— Start PROVIDED DATA —

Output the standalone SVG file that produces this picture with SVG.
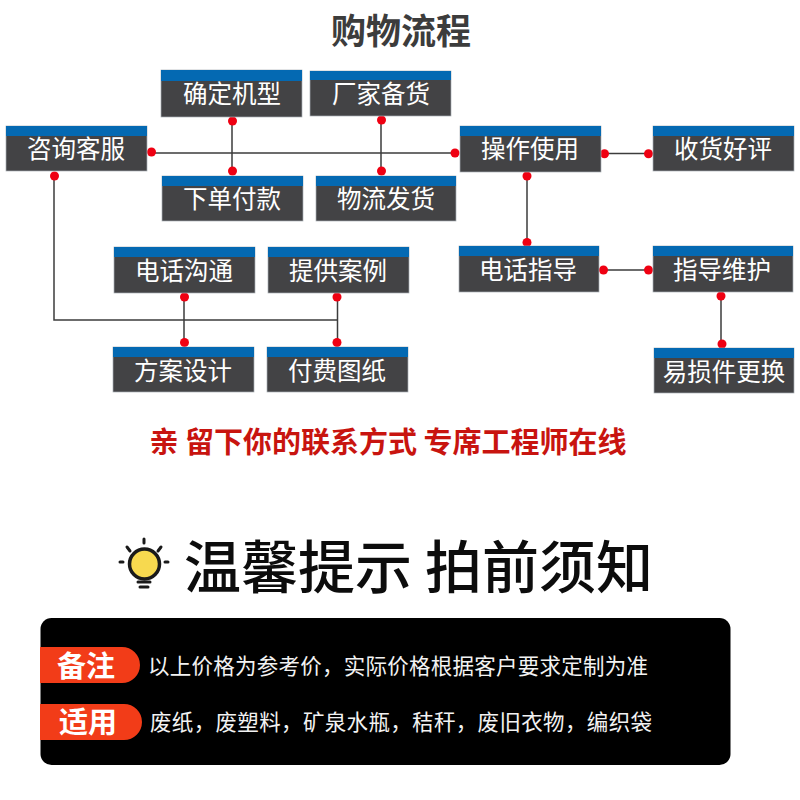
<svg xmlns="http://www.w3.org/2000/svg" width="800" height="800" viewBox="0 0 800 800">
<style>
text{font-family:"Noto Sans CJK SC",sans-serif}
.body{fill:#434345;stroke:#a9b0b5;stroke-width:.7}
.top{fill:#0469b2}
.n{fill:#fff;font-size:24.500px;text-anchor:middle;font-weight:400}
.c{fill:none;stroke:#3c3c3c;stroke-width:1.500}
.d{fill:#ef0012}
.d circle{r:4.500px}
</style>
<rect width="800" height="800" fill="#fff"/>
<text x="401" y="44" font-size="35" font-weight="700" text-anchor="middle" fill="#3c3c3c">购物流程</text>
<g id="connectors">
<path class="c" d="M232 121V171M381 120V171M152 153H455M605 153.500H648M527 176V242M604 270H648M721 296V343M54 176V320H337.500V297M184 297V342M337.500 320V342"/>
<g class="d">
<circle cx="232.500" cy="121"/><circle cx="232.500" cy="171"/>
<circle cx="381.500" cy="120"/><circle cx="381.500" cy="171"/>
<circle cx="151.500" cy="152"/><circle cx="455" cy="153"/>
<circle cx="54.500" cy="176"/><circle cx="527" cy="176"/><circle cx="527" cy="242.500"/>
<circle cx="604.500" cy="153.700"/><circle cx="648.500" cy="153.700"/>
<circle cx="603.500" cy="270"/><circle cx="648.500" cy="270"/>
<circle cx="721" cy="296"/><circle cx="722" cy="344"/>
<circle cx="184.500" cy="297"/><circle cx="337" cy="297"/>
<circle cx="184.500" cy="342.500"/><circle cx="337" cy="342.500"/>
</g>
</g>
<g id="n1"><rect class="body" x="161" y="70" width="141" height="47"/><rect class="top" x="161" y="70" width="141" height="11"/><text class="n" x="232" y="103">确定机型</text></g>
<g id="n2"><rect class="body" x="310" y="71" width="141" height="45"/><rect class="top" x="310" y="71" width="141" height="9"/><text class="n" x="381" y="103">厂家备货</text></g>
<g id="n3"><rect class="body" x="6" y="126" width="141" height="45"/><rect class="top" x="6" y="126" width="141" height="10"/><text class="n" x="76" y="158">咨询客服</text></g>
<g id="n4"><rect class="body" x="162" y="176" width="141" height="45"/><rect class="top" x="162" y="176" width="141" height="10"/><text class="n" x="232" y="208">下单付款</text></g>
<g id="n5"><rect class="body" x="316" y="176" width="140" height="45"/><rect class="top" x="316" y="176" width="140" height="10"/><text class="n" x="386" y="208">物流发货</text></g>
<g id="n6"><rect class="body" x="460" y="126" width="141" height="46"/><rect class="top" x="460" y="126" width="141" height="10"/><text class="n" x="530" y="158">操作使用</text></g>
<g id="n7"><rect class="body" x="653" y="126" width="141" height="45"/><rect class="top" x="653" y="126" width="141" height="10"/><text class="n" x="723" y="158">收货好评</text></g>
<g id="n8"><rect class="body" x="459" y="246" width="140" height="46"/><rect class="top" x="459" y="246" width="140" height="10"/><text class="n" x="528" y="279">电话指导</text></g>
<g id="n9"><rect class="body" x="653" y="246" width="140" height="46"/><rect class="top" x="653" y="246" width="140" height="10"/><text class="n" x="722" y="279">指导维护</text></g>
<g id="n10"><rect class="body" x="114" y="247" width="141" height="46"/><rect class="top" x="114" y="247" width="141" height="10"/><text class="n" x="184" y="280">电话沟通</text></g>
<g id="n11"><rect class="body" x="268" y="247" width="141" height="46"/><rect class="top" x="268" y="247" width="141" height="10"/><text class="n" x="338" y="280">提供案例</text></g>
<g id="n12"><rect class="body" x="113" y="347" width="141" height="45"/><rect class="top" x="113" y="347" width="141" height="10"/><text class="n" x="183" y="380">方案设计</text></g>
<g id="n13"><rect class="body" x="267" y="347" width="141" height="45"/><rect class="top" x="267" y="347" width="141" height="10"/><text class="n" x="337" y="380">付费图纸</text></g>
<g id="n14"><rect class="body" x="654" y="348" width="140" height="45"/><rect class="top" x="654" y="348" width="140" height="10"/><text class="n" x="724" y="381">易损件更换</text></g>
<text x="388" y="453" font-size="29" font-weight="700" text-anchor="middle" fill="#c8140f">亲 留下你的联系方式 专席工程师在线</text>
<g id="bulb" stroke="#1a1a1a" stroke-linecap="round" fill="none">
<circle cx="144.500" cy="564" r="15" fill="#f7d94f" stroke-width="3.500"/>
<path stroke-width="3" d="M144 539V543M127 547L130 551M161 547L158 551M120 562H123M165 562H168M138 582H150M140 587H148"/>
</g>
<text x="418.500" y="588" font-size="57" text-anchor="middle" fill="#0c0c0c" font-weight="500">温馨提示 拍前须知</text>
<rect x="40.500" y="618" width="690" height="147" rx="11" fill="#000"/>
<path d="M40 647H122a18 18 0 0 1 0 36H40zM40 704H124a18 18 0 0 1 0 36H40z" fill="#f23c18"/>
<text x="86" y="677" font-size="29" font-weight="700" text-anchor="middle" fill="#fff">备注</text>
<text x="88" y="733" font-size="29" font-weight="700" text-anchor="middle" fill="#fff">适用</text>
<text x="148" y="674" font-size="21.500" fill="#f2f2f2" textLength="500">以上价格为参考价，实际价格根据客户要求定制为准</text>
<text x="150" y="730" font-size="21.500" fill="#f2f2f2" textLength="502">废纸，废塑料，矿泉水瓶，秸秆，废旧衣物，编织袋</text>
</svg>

— End PROVIDED DATA —

Restate the data above word for word. Skip every picture.

Output the standalone SVG file that produces this picture with SVG.
<svg xmlns="http://www.w3.org/2000/svg" width="800" height="800" viewBox="0 0 800 800">
<style>
text{font-family:"Noto Sans CJK SC",sans-serif}
.body{fill:#434345;stroke:#a9b0b5;stroke-width:.7}
.top{fill:#0469b2}
.n{fill:#fff;font-size:24.500px;text-anchor:middle;font-weight:400}
.c{fill:none;stroke:#3c3c3c;stroke-width:1.500}
.d{fill:#ef0012}
.d circle{r:4.500px}
</style>
<rect width="800" height="800" fill="#fff"/>
<text x="401" y="44" font-size="35" font-weight="700" text-anchor="middle" fill="#3c3c3c">购物流程</text>
<g id="connectors">
<path class="c" d="M232 121V171M381 120V171M152 153H455M605 153.500H648M527 176V242M604 270H648M721 296V343M54 176V320H337.500V297M184 297V342M337.500 320V342"/>
<g class="d">
<circle cx="232.500" cy="121"/><circle cx="232.500" cy="171"/>
<circle cx="381.500" cy="120"/><circle cx="381.500" cy="171"/>
<circle cx="151.500" cy="152"/><circle cx="455" cy="153"/>
<circle cx="54.500" cy="176"/><circle cx="527" cy="176"/><circle cx="527" cy="242.500"/>
<circle cx="604.500" cy="153.700"/><circle cx="648.500" cy="153.700"/>
<circle cx="603.500" cy="270"/><circle cx="648.500" cy="270"/>
<circle cx="721" cy="296"/><circle cx="722" cy="344"/>
<circle cx="184.500" cy="297"/><circle cx="337" cy="297"/>
<circle cx="184.500" cy="342.500"/><circle cx="337" cy="342.500"/>
</g>
</g>
<g id="n1"><rect class="body" x="161" y="70" width="141" height="47"/><rect class="top" x="161" y="70" width="141" height="11"/><text class="n" x="232" y="103">确定机型</text></g>
<g id="n2"><rect class="body" x="310" y="71" width="141" height="45"/><rect class="top" x="310" y="71" width="141" height="9"/><text class="n" x="381" y="103">厂家备货</text></g>
<g id="n3"><rect class="body" x="6" y="126" width="141" height="45"/><rect class="top" x="6" y="126" width="141" height="10"/><text class="n" x="76" y="158">咨询客服</text></g>
<g id="n4"><rect class="body" x="162" y="176" width="141" height="45"/><rect class="top" x="162" y="176" width="141" height="10"/><text class="n" x="232" y="208">下单付款</text></g>
<g id="n5"><rect class="body" x="316" y="176" width="140" height="45"/><rect class="top" x="316" y="176" width="140" height="10"/><text class="n" x="386" y="208">物流发货</text></g>
<g id="n6"><rect class="body" x="460" y="126" width="141" height="46"/><rect class="top" x="460" y="126" width="141" height="10"/><text class="n" x="530" y="158">操作使用</text></g>
<g id="n7"><rect class="body" x="653" y="126" width="141" height="45"/><rect class="top" x="653" y="126" width="141" height="10"/><text class="n" x="723" y="158">收货好评</text></g>
<g id="n8"><rect class="body" x="459" y="246" width="140" height="46"/><rect class="top" x="459" y="246" width="140" height="10"/><text class="n" x="528" y="279">电话指导</text></g>
<g id="n9"><rect class="body" x="653" y="246" width="140" height="46"/><rect class="top" x="653" y="246" width="140" height="10"/><text class="n" x="722" y="279">指导维护</text></g>
<g id="n10"><rect class="body" x="114" y="247" width="141" height="46"/><rect class="top" x="114" y="247" width="141" height="10"/><text class="n" x="184" y="280">电话沟通</text></g>
<g id="n11"><rect class="body" x="268" y="247" width="141" height="46"/><rect class="top" x="268" y="247" width="141" height="10"/><text class="n" x="338" y="280">提供案例</text></g>
<g id="n12"><rect class="body" x="113" y="347" width="141" height="45"/><rect class="top" x="113" y="347" width="141" height="10"/><text class="n" x="183" y="380">方案设计</text></g>
<g id="n13"><rect class="body" x="267" y="347" width="141" height="45"/><rect class="top" x="267" y="347" width="141" height="10"/><text class="n" x="337" y="380">付费图纸</text></g>
<g id="n14"><rect class="body" x="654" y="348" width="140" height="45"/><rect class="top" x="654" y="348" width="140" height="10"/><text class="n" x="724" y="381">易损件更换</text></g>
<text x="388" y="453" font-size="29" font-weight="700" text-anchor="middle" fill="#c8140f">亲 留下你的联系方式 专席工程师在线</text>
<g id="bulb" stroke="#1a1a1a" stroke-linecap="round" fill="none">
<circle cx="144.500" cy="564" r="15" fill="#f7d94f" stroke-width="3.500"/>
<path stroke-width="3" d="M144 539V543M127 547L130 551M161 547L158 551M120 562H123M165 562H168M138 582H150M140 587H148"/>
</g>
<text x="418.500" y="588" font-size="57" text-anchor="middle" fill="#0c0c0c" font-weight="500">温馨提示 拍前须知</text>
<rect x="40.500" y="618" width="690" height="147" rx="11" fill="#000"/>
<path d="M40 647H122a18 18 0 0 1 0 36H40zM40 704H124a18 18 0 0 1 0 36H40z" fill="#f23c18"/>
<text x="86" y="677" font-size="29" font-weight="700" text-anchor="middle" fill="#fff">备注</text>
<text x="88" y="733" font-size="29" font-weight="700" text-anchor="middle" fill="#fff">适用</text>
<text x="148" y="674" font-size="21.500" fill="#f2f2f2" textLength="500">以上价格为参考价，实际价格根据客户要求定制为准</text>
<text x="150" y="730" font-size="21.500" fill="#f2f2f2" textLength="502">废纸，废塑料，矿泉水瓶，秸秆，废旧衣物，编织袋</text>
</svg>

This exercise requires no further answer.